It is any wonder that, with a near-record 46.5 million people on food stamps in this country and the jobs market being so weak, the poverty rate is on track to hit the highest level since 1965? (Source: Associated Press, July 23, 2012.)
The official census figures will be released this fall to confirm this number, but studies are concluding that almost one-in-six people in the U.S. fell beneath the poverty line last year.
It is amazing that investors wonder why consumer spending is not rising in this country.
The Georgetown Center on Poverty, Inequality and Public Policy noted that, with so many discouraged workers in the jobs market, unemployment benefits eventually expire, leaving them destitute. The institute noted that it is hard for these people to find opportunity in such a weak jobs market.
It cited another problem with this jobs market: the stagnation in wage growth is another factor leading to poverty. The institute believes that the poverty rate will continue to climb in the next few years because of what it sees as a very weak jobs market.
With the unemployment reports, dear reader, I have been stressing that the jobs market is worse than it is, because there are many discouraged workers that are not counted. These discouraged workers are removed from the jobs market report and are sadly finding themselves included in the poverty statistics. (See: “Number of People Not Working Hits Second Highest Level Ever.”)

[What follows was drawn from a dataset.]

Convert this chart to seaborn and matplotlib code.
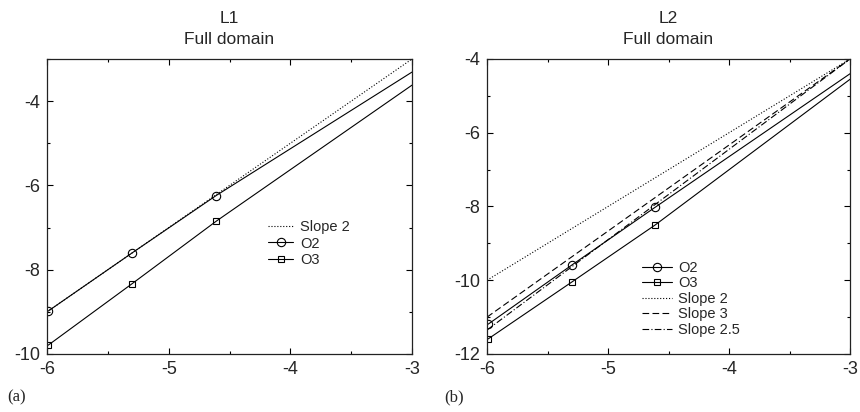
import numpy as np
import pandas as pd
import matplotlib.pyplot as plt
import seaborn as sns
from matplotlib.ticker import MultipleLocator

# log(h) values, the last point only carries the line to the edge
x_pts = [-5.99, -5.30, -4.61, -3.0]
x_ref = [-6.0, -3.0]

# panel (a): L1 error
l1_o2 = [-8.98, -7.60, -6.24, -3.31]
l1_o3 = [-9.79, -8.33, -6.85, -3.62]
l1_slope2 = [-9.0, -3.0]

# panel (b): L2 error
l2_o2 = [-11.19, -9.59, -8.02, -4.40]
l2_o3 = [-11.59, -10.05, -8.50, -4.55]
l2_slope2 = [-10.0, -4.0]
l2_slope3 = [-11.0, -4.0]
l2_slope25 = [-11.35, -4.0]

sns.set_style("ticks")
plt.rcParams['font.family'] = ['Liberation Sans', 'DejaVu Sans']
plt.rcParams['axes.unicode_minus'] = False
plt.rcParams['xtick.direction'] = 'in'
plt.rcParams['ytick.direction'] = 'in'

fig = plt.figure(figsize=(8.6, 4.12), dpi=100)
ax1 = fig.add_axes([0.0547, 0.1408, 0.4244, 0.7160])
ax2 = fig.add_axes([0.5663, 0.1408, 0.4221, 0.7160])

lw = 0.8
mk = dict(markevery=[0, 1, 2], markerfacecolor='none', markeredgecolor='k',
          markeredgewidth=0.8)


def serie(ax, x, y, label, **kw):
    df = pd.DataFrame({'x': x, 'y': y})
    sns.lineplot(data=df, x='x', y='y', ax=ax, color='k', linewidth=lw,
                 label=label, **kw)


# (a)
serie(ax1, x_ref, l1_slope2, 'Slope 2', linestyle=':')
serie(ax1, x_pts, l1_o2, 'O2', marker='o', markersize=6, **mk)
serie(ax1, x_pts, l1_o3, 'O3', marker='s', markersize=4.5, **mk)

# (b)
serie(ax2, x_pts, l2_o2, 'O2', marker='o', markersize=6, **mk)
serie(ax2, x_pts, l2_o3, 'O3', marker='s', markersize=4.5, **mk)
serie(ax2, x_ref, l2_slope2, 'Slope 2', linestyle=':')
serie(ax2, x_ref, l2_slope3, 'Slope 3', linestyle=(0, (6, 3)))
serie(ax2, x_ref, l2_slope25, 'Slope 2.5', linestyle=(0, (6, 2, 1, 2)))

for ax, ylim, title in [(ax1, (-10, -3), 'L1\nFull domain'),
                        (ax2, (-12, -4), 'L2\nFull domain')]:
    ax.set_xlim(-6, -3)
    ax.set_ylim(*ylim)
    ax.xaxis.set_major_locator(MultipleLocator(1))
    ax.xaxis.set_minor_locator(MultipleLocator(0.5))
    ax.yaxis.set_major_locator(MultipleLocator(2))
    ax.yaxis.set_minor_locator(MultipleLocator(1))
    ax.tick_params(which='both', top=True, right=True, labelsize=13,
                   width=0.8, color='k')
    ax.tick_params(which='major', length=4, pad=5)
    ax.tick_params(which='minor', length=2)
    ax.set_xlabel('')
    ax.set_ylabel('')
    ax.set_title(title, fontsize=12.5, linespacing=1.45, pad=11)
    for s in ax.spines.values():
        s.set_linewidth(0.9)
        s.set_color('#222222')

ax1.legend(loc='upper left', bbox_to_anchor=(0.57, 0.50), frameon=False,
           fontsize=10.5, handlelength=1.7, labelspacing=0.2, handletextpad=0.5)
ax2.legend(loc='upper left', bbox_to_anchor=(0.39, 0.36), frameon=False,
           fontsize=10.5, handlelength=2.1, labelspacing=0.1, handletextpad=0.4)

fig.text(0.008, 0.025, '(a)', family=['Liberation Serif', 'DejaVu Serif'], fontsize=12)
fig.text(0.517, 0.025, '(b)', family=['Liberation Serif', 'DejaVu Serif'], fontsize=12)

fig.savefig('out.png', dpi=100)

The institute noted what I have been harping on for some time about the weak jobs market and that is, if real discretionary income does not rise, people cannot make ends meet. This is why consumer spending is going to have a difficult time rising when incomes and the jobs market are so weak.
Just last week, I wrote in these pages about how, for the first time in its history, Social Security is paying out less than people have put in during their working lifetimes. This is a testimony to the loss of purchasing power equivalent to real discretionary incomes not rising in this country due to the weak jobs market. The result is the inability of consumer spending to rise and the inability of the average American to make ends meet.
The situation is so bad that the push is on with one aspect of life insurance called “life settlements.” (Source: New York Times, August 10, 2012.) You may not want to know, dear reader, that life settlements take place when a living person sells his/her life insurance policy to another entity for an immediate cash payment.
The living person gets cash today, which helps them pay for medical bills and other everyday expenses…maybe their stock portfolio got severely crushed in the financial crisis or Social Security and/or incomes cannot keep pace with expenses in this weak jobs market.
The entity becomes the new beneficiary in return. When the person dies, the money does not go to his/her heirs, but to the entity the person sold the life insurance policy to.
There are so many headwinds against consumer spending as more people sadly enter poverty. The jobs market needs to start creating jobs in this country or more people are going to fall into poverty. How this backdrop points to strong consumer spending is beyond me. If consumer spending makes up 70% of the economy and the jobs market is showing no signs of strength, the economy cannot improve.
Where the Market Stands; Where it’s Headed:
There is not much else I can say about the stock market that I haven’t said above. The economic situation continues to deteriorate each passing day. Europe’s credit crisis and China’s economic slowdown (see: “Chinese Economy Showing Signs of Severe Slowdown”) will sit heavily on America’s shoulders.
I continue to believe the stock market is in the process of putting a top in. That bear market rally that started in March of 2009 is slowly coming to end.
What He Said:
“If I had to pick one stock exchange that would rank as the best performer of 2007, it would be the TSX (Canada’s equivalent of the NYSE). Interest rates in Canada remain very low and they are not expected to rise anytime soon. Americans looking to diversify their portfolios, both as a hedge against the U.S. dollar and a play on gold bullion’s price rise, should consider the TSX. Most brokers in the U.S. can buy stock on this exchange.” Michael Lombardi in Profit Confidential, February 8, 2007. The TSX was one of the top-performing stock markets in 2007, up just under 20% for the year.